本店 復旧班: はい、そういうことです。
ナレーション: この期に及んでも、第一原発を再び使おうと考えていた、東電本店。これに対し、吉田所長は。
福島第一原発 吉田昌郎所長: 圧倒的に、多量必要な時に、やっぱり真水にこだわっていると、えらい大変なんですよ。
本店 復旧班: はい。
福島第一原発 吉田昌郎所長: この状況で行けば、海水でいかざるを得ないと考えている。
ナレーション: それでも諦めきれないのか、東電本店側は、一時間後にも。
本店 復旧班: いかにも、もったいないなって感じがするんですけどもね。
福島第一原発 吉田昌郎所長: いや、もう、今から、あの、水源切り替えてたら、それこそ時間がいくらあっても足りないということ。
ナレーション: 他にも、ビデオによって浮き彫りになった姿があった。
ニュース・キャスター: もうひとつニュースが入りました。福島第一原発の3号機で、先程、午前11時1分、水素爆発が発生しました。

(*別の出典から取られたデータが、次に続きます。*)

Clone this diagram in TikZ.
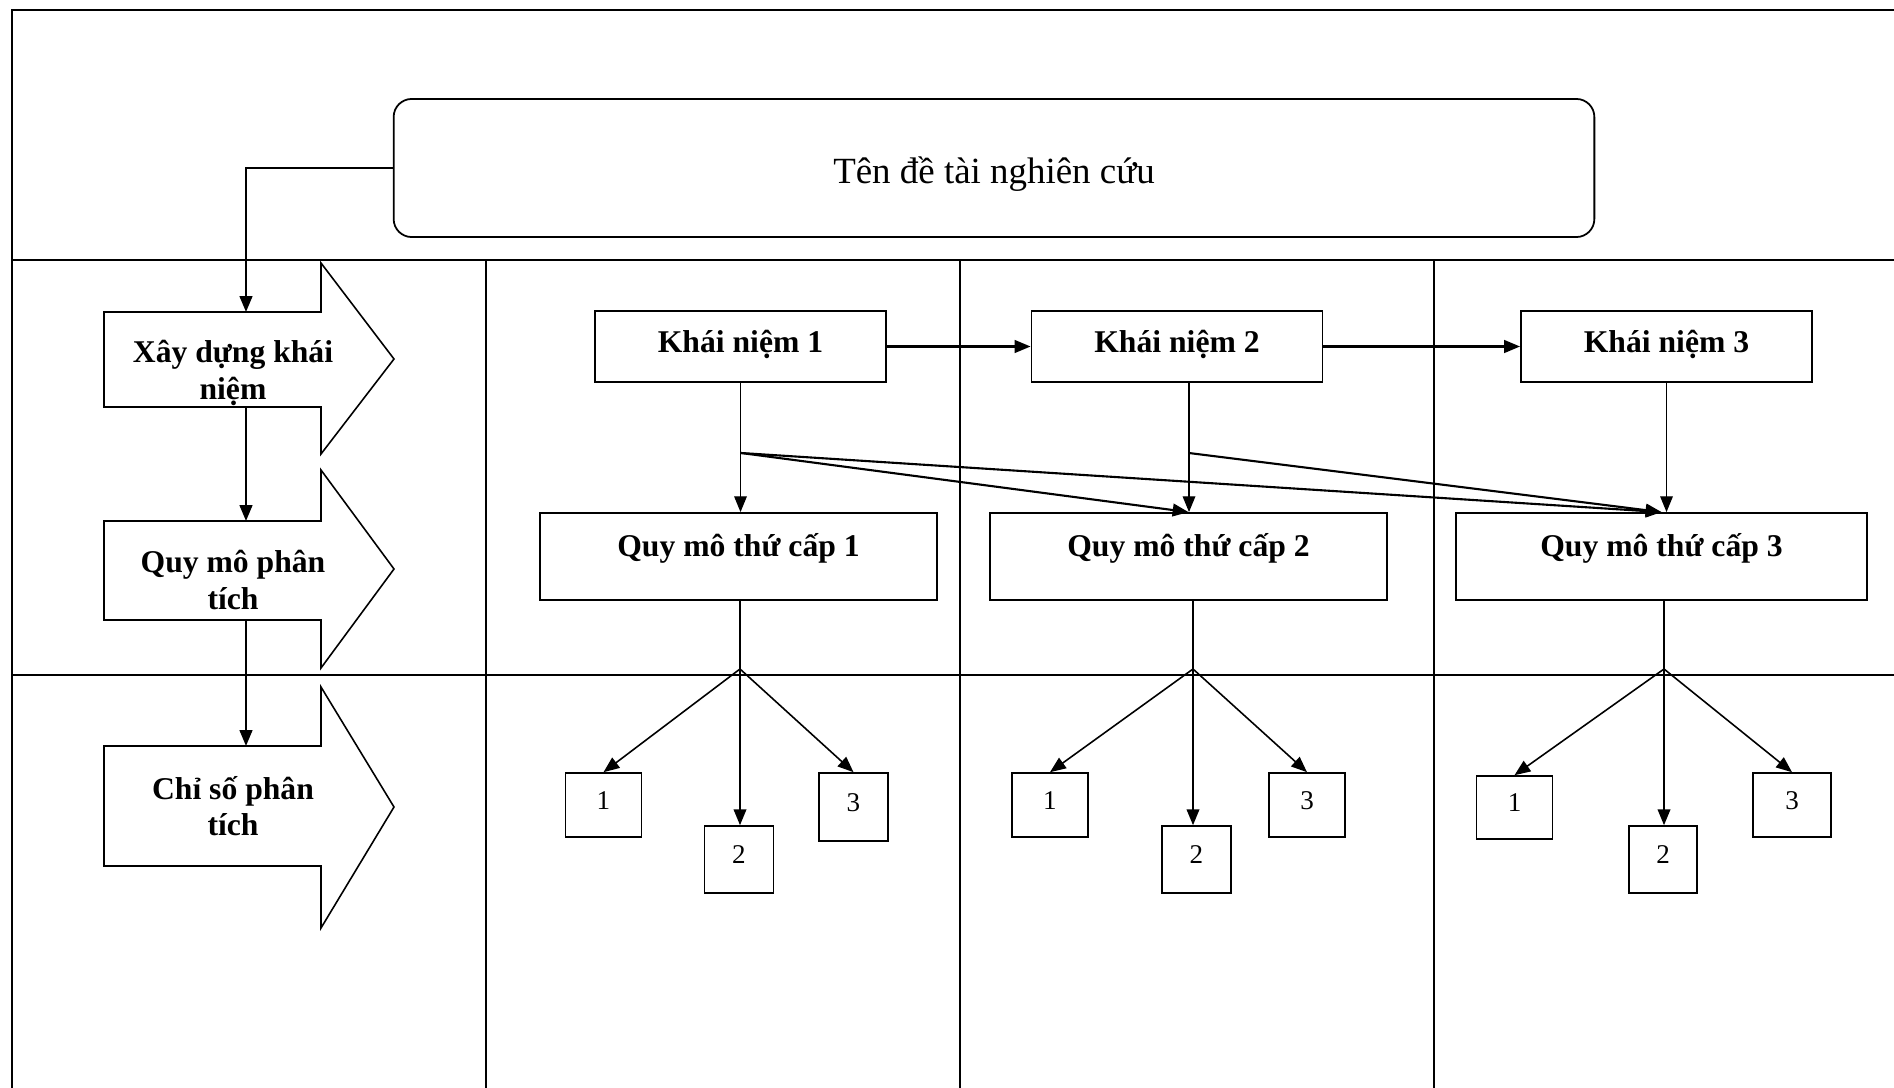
\documentclass[tikz,border=0pt]{standalone}
\usepackage{fontspec}
\setmainfont{Liberation Serif}
\usetikzlibrary{arrows.meta}

\begin{document}
\begin{tikzpicture}[x=0.01cm,y=-0.01cm,
    grid line/.style={line width=0.5pt},
    col line/.style={line width=0.35pt},
    stage/.style={draw,line width=0.45pt},
    stage text/.style={align=center,inner sep=0pt,font=\bfseries\fontsize{9}{10.3}\selectfont},
    concept/.style={draw,line width=0.5pt,inner sep=0pt,minimum width=2.91cm,minimum height=0.71cm,
        font=\bfseries\fontsize{9}{10.8}\selectfont,text height=0.25cm,text depth=0.14cm},
    subscale/.style={draw,line width=0.5pt,inner sep=0pt,minimum width=3.97cm,minimum height=0.87cm,
        font=\bfseries\fontsize{9}{10.8}\selectfont,text height=0.25cm,text depth=0.25cm},
    index/.style={draw,line width=0.45pt,inner sep=0pt,minimum width=0.76cm,minimum height=0.64cm,
        font=\fontsize{7.7}{9}\selectfont,text height=0.18cm,text depth=0.1cm},
    link/.style={line width=0.35pt,-{Triangle[length=4.5pt,width=3.6pt]}},
    heavy link/.style={line width=0.6pt,-{Triangle[length=4.5pt,width=3.6pt]}}
]
\useasboundingbox (0,0) rectangle (1894,1088);

% frame
\draw[grid line] (1894,10) -- (12,10) -- (12,1088);
\draw[grid line] (12,260) -- (1894,260);
\draw[grid line] (12,675) -- (1894,675);
\foreach \x in {486,960,1434}
    \draw[col line] (\x,260) -- (\x,1088);

% title
\node[draw,line width=0.5pt,rounded corners=0.18cm,minimum width=12cm,minimum height=1.38cm,
    font=\fontsize{10.5}{12.6}\selectfont,text height=0.36cm,text depth=0.06cm] (title) at (994,168) {Tên đề tài nghiên cứu};

% stages on the left
\draw[stage] (104,312) -- (321,312) -- (321,263) -- (394,359) -- (321,454) -- (321,407) -- (104,407) -- cycle;
\draw[stage] (104,521) -- (321,521) -- (321,470) -- (394,569) -- (321,668) -- (321,620) -- (104,620) -- cycle;
\draw[stage] (104,746) -- (321,746) -- (321,687) -- (394,807) -- (321,928) -- (321,866) -- (104,866) -- cycle;
\node[stage text] (build) at (233,373) {Xây dựng khái\\niệm};
\node[stage text] (scale) at (233,580) {Quy mô phân\\tích};
\node[stage text] (indic) at (233,806) {Chỉ số phân\\tích};

\coordinate (s1in) at (246,312);
\coordinate (s1out) at (246,407);
\coordinate (s2in) at (246,521);
\coordinate (s2out) at (246,620);
\coordinate (s3in) at (246,746);

\draw[heavy link] (title.west) -| (s1in);
\draw[heavy link] (s1out) -- (s2in);
\draw[heavy link] (s2out) -- (s3in);

% concepts
\node[concept] (k1) at (740.5,346.5) {Khái niệm 1};
\node[concept] (k2) at (1177,346.5) {Khái niệm 2};
\node[concept] (k3) at (1666.5,346.5) {Khái niệm 3};
\draw[heavy link] (k1.east) -- (k2.west);
\draw[heavy link] (k2.east) -- (k3.west);

% sub-scales
\node[subscale] (q1) at (738.5,556.5) {Quy mô thứ cấp 1};
\node[subscale] (q2) at (1188.5,556.5) {Quy mô thứ cấp 2};
\node[subscale,minimum width=4.11cm] (q3) at (1661.5,556.5) {Quy mô thứ cấp 3};

\coordinate (j1) at (741,453);
\coordinate (j2) at (1189,453);
\draw[link] (k1.south) -- (k1.south |- q1.north);
\draw[link] (j2 |- k2.south) -- (j2 |- q2.north);
\draw[link] (k3.south) -- (k3.south |- q3.north);
\draw[heavy link] (j1) -- (q2.north);
\draw[heavy link] (j1) -- (q3.north);
\draw[heavy link] (j2) -- (q3.north);

% indices
\node[index] (c11) at (603.5,805) {1};
\node[index,minimum width=0.69cm,minimum height=0.67cm] (c12) at (739,859.5) {2};
\node[index,minimum width=0.69cm,minimum height=0.68cm] (c13) at (853.5,807) {3};
\node[index] (c21) at (1050,805) {1};
\node[index,minimum width=0.69cm,minimum height=0.67cm] (c22) at (1196.5,859.5) {2};
\node[index] (c23) at (1307,805) {3};
\node[index,minimum height=0.63cm] (c31) at (1514.5,807.5) {1};
\node[index,minimum width=0.68cm,minimum height=0.67cm] (c32) at (1663,859.5) {2};
\node[index,minimum width=0.78cm] (c33) at (1792,805) {3};

\coordinate (f1) at (740,669);
\coordinate (f2) at (1193,669);
\coordinate (f3) at (1664,669);
\draw[line width=0.45pt] (f1 |- q1.south) -- (f1);
\draw[line width=0.45pt] (f2 |- q2.south) -- (f2);
\draw[line width=0.45pt] (f3 |- q3.south) -- (f3);
\foreach \c in {1,2,3} {
    \draw[link,line width=0.45pt] (f\c) -- (c\c1.north);
    \draw[link,line width=0.45pt] (f\c) -- (f\c |- c\c2.north);
    \draw[link,line width=0.45pt] (f\c) -- (c\c3.north);
}
\end{tikzpicture}
\end{document}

ナレーション: 3月14日、3号機が爆発した直後、東電本店内では。
本店 非常災害対策室: 本日、11時1分、3号機原子炉建屋で、再度大きな、まあ、これ再度はいらないですね、大きな音が発生し、。。。。で停止ました。
ナレーション: 1号機に続く建屋の爆発。広報文や会見でどういう言葉で表現するのか、迫られていた。

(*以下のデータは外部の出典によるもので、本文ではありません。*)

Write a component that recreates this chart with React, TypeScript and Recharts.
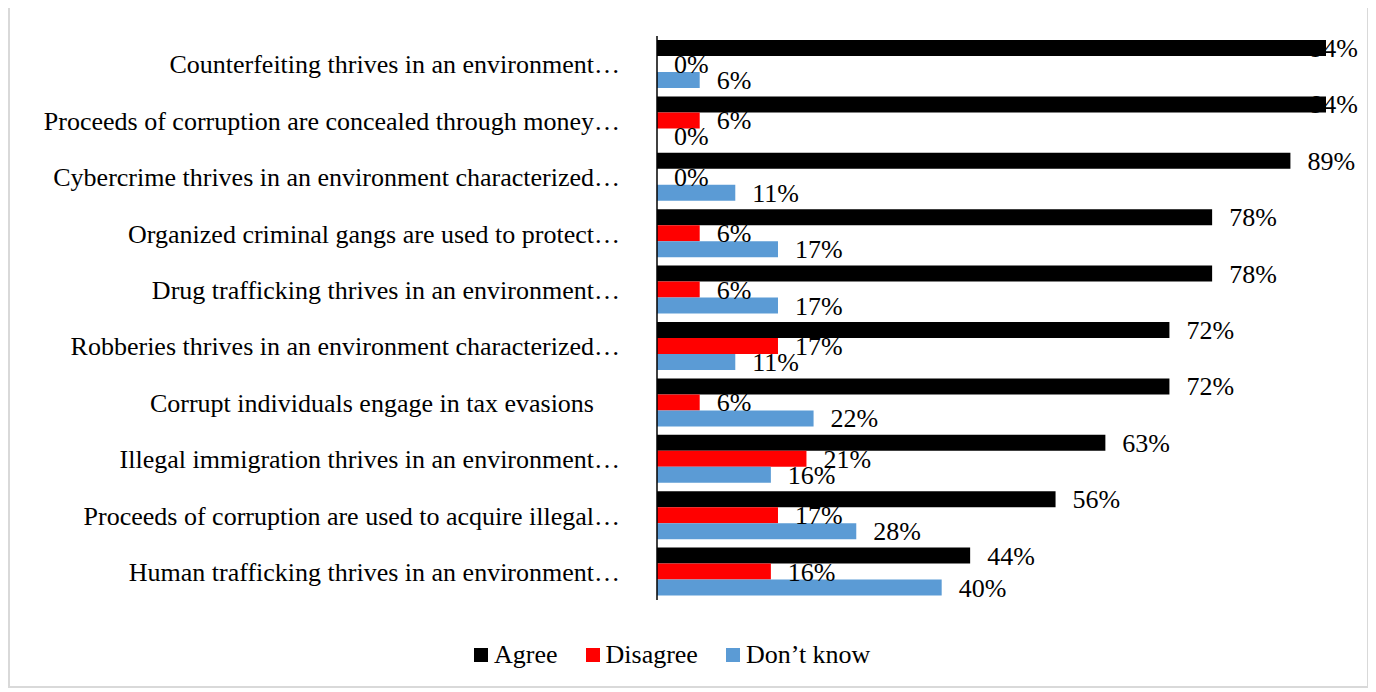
import { Bar, BarChart, LabelList, Legend, XAxis, YAxis } from 'recharts'

const categories = [
  'Counterfeiting thrives in an environment…',
  'Proceeds of corruption are concealed through money…',
  'Cybercrime thrives in an environment characterized…',
  'Organized criminal gangs are used to protect…',
  'Drug trafficking thrives in an environment…',
  'Robberies thrives in an environment characterized…',
  'Corrupt individuals engage in tax evasions\u00a0\u00a0\u00a0\u00a0',
  'Illegal immigration thrives in an environment…',
  'Proceeds of corruption are used to acquire illegal…',
  'Human trafficking thrives in an environment…',
]
const agree = [94, 94, 89, 78, 78, 72, 72, 63, 56, 44]
const disagree = [0, 6, 0, 6, 6, 17, 6, 21, 17, 16]
const dontKnow = [6, 0, 11, 17, 17, 11, 22, 16, 28, 40]

const seriesNames = ['Agree', 'Disagree', 'Don’t know']
const seriesColors = ['#000000', '#ff0000', '#5b9bd5']

const FONT = '"Liberation Serif", "Times New Roman", serif'
const LABEL_LIMIT = 1348

const rows = categories.map((name, i) => ({ name, agree: agree[i], disagree: disagree[i], dontKnow: dontKnow[i] }))

function ValueLabel(props: any) {
  const { x, y, width, height, value } = props
  let tx = Number(x) + Math.max(0, Number(width)) + 17
  let anchor: 'start' | 'end' = 'start'
  if (tx + 48 > LABEL_LIMIT) {
    tx = LABEL_LIMIT
    anchor = 'end'
  }
  return (
    <text x={tx} y={Number(y) + Number(height) / 2 + 9} textAnchor={anchor} fontSize={26} fontFamily={FONT} fill="#000">
      {`${value}%`}
    </text>
  )
}

function ChartLegend() {
  return (
    <div style={{ height: 30, display: 'flex', alignItems: 'center', paddingLeft: 464, fontFamily: FONT, fontSize: 26, color: '#000' }}>
      {seriesNames.map((name, i) => (
        <div key={name} style={{ display: 'flex', alignItems: 'center', marginRight: 28 }}>
          <span style={{ width: 14, height: 14, background: seriesColors[i], marginRight: 6, display: 'inline-block' }} />
          <span>{name}</span>
        </div>
      ))}
    </div>
  )
}

export default function App() {
  return (
    <div style={{ position: 'relative', width: 1361, height: 683, border: '2px solid #d9d9d9', boxSizing: 'border-box', marginTop: -3, background: '#fff' }}>
      <BarChart width={1356} height={678} data={rows} layout="vertical" barSize={16} barGap={0} margin={{ top: 29, right: 40, bottom: 55, left: 0 }}>
        <XAxis type="number" domain={[0, 94]} hide />
        <YAxis
          type="category"
          dataKey="name"
          width={647}
          interval={0}
          tickLine={false}
          tickSize={0}
          tickMargin={37}
          axisLine={{ stroke: '#000', strokeWidth: 1.5 }}
          tick={{ fontSize: 26, fontFamily: FONT, fill: '#000' }}
        />
        <Legend verticalAlign="bottom" content={<ChartLegend />} wrapperStyle={{ left: 0, width: 1356, bottom: 15 }} />
        <Bar dataKey="agree" name={seriesNames[0]} fill={seriesColors[0]} minPointSize={0.01} isAnimationActive={false}>
          <LabelList dataKey="agree" content={<ValueLabel />} />
        </Bar>
        <Bar dataKey="disagree" name={seriesNames[1]} fill={seriesColors[1]} minPointSize={0.01} isAnimationActive={false}>
          <LabelList dataKey="disagree" content={<ValueLabel />} />
        </Bar>
        <Bar dataKey="dontKnow" name={seriesNames[2]} fill={seriesColors[2]} minPointSize={0.01} isAnimationActive={false}>
          <LabelList dataKey="dontKnow" content={<ValueLabel />} />
        </Bar>
      </BarChart>
    </div>
  )
}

本店 高橋明男フェロー: 要はさ、1号機を3号機に変えただけだってんでしょ。それで、えーと、水素爆発かどうかわかんないけれど、国が、なんか保安院が、水素爆発と言っているから、もういいんじゃないの、この水素爆発で。
本店 非常災害対策室: はい、可能性ということで、はい。
本店 高橋明男フェロー: 保安院がさ、さっきテレビで水素爆発と言っていたけど。保安院のやつはやってたと思うんだけど、ちょっと、歩調を合わしたほうがいいと思うよ。
本店 非常災害対策室: じゃあ、水素爆発だけで、絞って。
ナレーション: 最後は、清水社長が後押しした。
本店 非常災害対策室: いかがでしょうか。
本店 清水正孝社長: はい、あの、いいです。これでいいから、もうスピード。ゴーサインでスピード勝負。
ナレーション: そして、実際、この直後に開いた会見では。
本社 吉田薫広報部長: 実際にどこが爆発をしたかについては、確認をしておりますので、確認が出来次第、速やかにご報告申し上げます。えー、また、この爆発、水素爆発ということでございます。